How 2023's IPO market affects early-stage startups

These are my observations on what the recent IPO and M&A activity tells us about startups. It tells us a lot about the upcoming quarters and years.

To preface, none of what is mentioned below is investment advice.

What Instacart’s IPO tells us about early-stage investments

Good deals at the earliest stages will still win despite multiples compression.

The internal rate of return on the IPO price for the Seed, Series A, and Series B rounds of Instacart still exceeded the S&P 500 compounded annual returns.

When startup investing goes well for a single startup at a time (which is still rare), every round of investors in theory is supposed to do well. Investors at early stages make many strategic investments that critically fit their theses, and investors at later stages typically become more picky with who they provide growth capital to — given there are greater levels of financing typically the later you go. However, with the recent startup & tech recession, it came with valuation cuts. Instacart’s later stage investors, as seen below, had negative IRRs on the valuation of the company at IPO.

Credits: All-In Podcast

How Later Stage and Early-Stage Investment Trends Impact Startups

Later stage investments are going to be increasingly harder to do.

Many growth investors, at Series C and beyond, have taken a hit in valuations for any companies that may have been considered overvalued in recent quarters.

We will continue to have IPOs and M&A that provide exit liquidity, but there will be caveats. We may not see the valuations that startups and investors are looking for upon exit near term. As many startup leaders know, this is the time to double down on what works well and continue to aim for profitability first with growth second.

Early stage investments are also going to be hard to do, but this is due to different reasons.

They are going to be hard to do because investors want to ensure that the companies are not overvalued too early. Investors want to get in at the right price. Second, if investors find a company at the right price and at a competitive valuation early, there is likely a lot of competition from other investors. Early stage venture will be more thoughtful, critical, and competitive moving forward.

IPO Activity in 2023 is down, so it will affect growth funding

Early-stage startups that are planning to eventually raise a Series C, D, E, and so on will be affected near-term by the low IPO activity in 2023.

Great startups with solid fundamentals will still get funding. The multiples may be different, but the funding is there if you have a great product, market, team, and financials.

Credits: All-In Podcast

Acquisitions are an option over IPO

According to Macrotrends, Splunk’s “annual revenue for 2022 was $2.674B, a 19.93% increase from 2021.” Splunk got acquired at around a 10x+ multiple based on 2022 revenues. If a company strategically wants an acquisition over an IPO, it’s an option. The multiples may not necessarily be different based on what we saw with Splunk, but there may be certain pros and cons for acquisitions over an IPO.

Credits: All-In Podcast

Klaviyo’s IPO is a signal that startups need to be efficient businesses near-term

Klaviyo has all of the fundamentals of a great company and startup.

  • $650M+ ARR, Valuation from $8.4 to $9B, 119% NRR from SMBs, Profitable (only burning $15M to IPO), and 130k total customers.
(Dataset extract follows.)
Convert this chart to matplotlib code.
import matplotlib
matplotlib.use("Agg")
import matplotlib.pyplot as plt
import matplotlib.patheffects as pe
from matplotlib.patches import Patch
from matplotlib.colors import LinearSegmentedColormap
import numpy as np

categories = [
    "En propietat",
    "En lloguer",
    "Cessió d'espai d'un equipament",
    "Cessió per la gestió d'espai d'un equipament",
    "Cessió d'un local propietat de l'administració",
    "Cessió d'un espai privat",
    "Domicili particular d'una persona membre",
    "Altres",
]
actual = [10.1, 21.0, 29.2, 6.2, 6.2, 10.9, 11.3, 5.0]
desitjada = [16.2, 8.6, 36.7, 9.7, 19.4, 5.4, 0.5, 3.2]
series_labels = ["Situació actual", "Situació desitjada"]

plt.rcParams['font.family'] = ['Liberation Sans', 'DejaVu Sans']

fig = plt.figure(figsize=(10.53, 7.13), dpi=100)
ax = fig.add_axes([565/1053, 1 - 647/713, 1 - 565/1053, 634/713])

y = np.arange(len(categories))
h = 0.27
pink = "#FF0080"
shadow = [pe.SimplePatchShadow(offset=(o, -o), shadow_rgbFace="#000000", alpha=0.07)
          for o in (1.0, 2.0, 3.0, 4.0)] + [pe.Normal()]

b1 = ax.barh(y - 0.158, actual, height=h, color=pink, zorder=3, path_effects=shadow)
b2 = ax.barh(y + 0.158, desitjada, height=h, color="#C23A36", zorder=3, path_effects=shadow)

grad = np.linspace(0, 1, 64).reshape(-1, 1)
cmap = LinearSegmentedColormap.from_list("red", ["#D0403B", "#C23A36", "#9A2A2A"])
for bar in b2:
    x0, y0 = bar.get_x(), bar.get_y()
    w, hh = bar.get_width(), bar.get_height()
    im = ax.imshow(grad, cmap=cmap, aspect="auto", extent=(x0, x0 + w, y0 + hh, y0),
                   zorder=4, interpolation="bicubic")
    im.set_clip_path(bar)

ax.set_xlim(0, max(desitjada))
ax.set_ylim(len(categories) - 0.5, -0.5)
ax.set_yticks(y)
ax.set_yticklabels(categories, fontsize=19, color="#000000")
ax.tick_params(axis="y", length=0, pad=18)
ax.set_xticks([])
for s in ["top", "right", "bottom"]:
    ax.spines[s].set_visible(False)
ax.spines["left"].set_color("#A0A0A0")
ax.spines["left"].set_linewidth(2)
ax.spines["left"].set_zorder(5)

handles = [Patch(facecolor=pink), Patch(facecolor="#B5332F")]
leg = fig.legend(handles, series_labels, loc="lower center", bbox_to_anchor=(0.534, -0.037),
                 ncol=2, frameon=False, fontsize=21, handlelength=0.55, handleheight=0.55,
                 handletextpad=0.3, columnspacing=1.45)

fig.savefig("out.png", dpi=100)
In order to go public and do well in 2023, you need to be a great company. Startups do not need to be the next Klaviyo, but they do need to get the fundamentals financially. Of course, there are always exceptions to this when you have a strong moat when it comes to product or distribution — with clear signals for success even if it does not seem clear in the short term.

Early-stage startups need to prepare for the various scenarios:

  1. The later-stage funding market picks back up: if this happens, then you need to be prepared to be a good business — in order to make the most of the funding being deployed. The better you do now, the better the valuation you can command.

  2. The later-stage funding market stays slow: good businesses and teams will get funded. If you are a not a good business fundamentally, you need to focus on finding product-market fit and discipline when it comes to growth.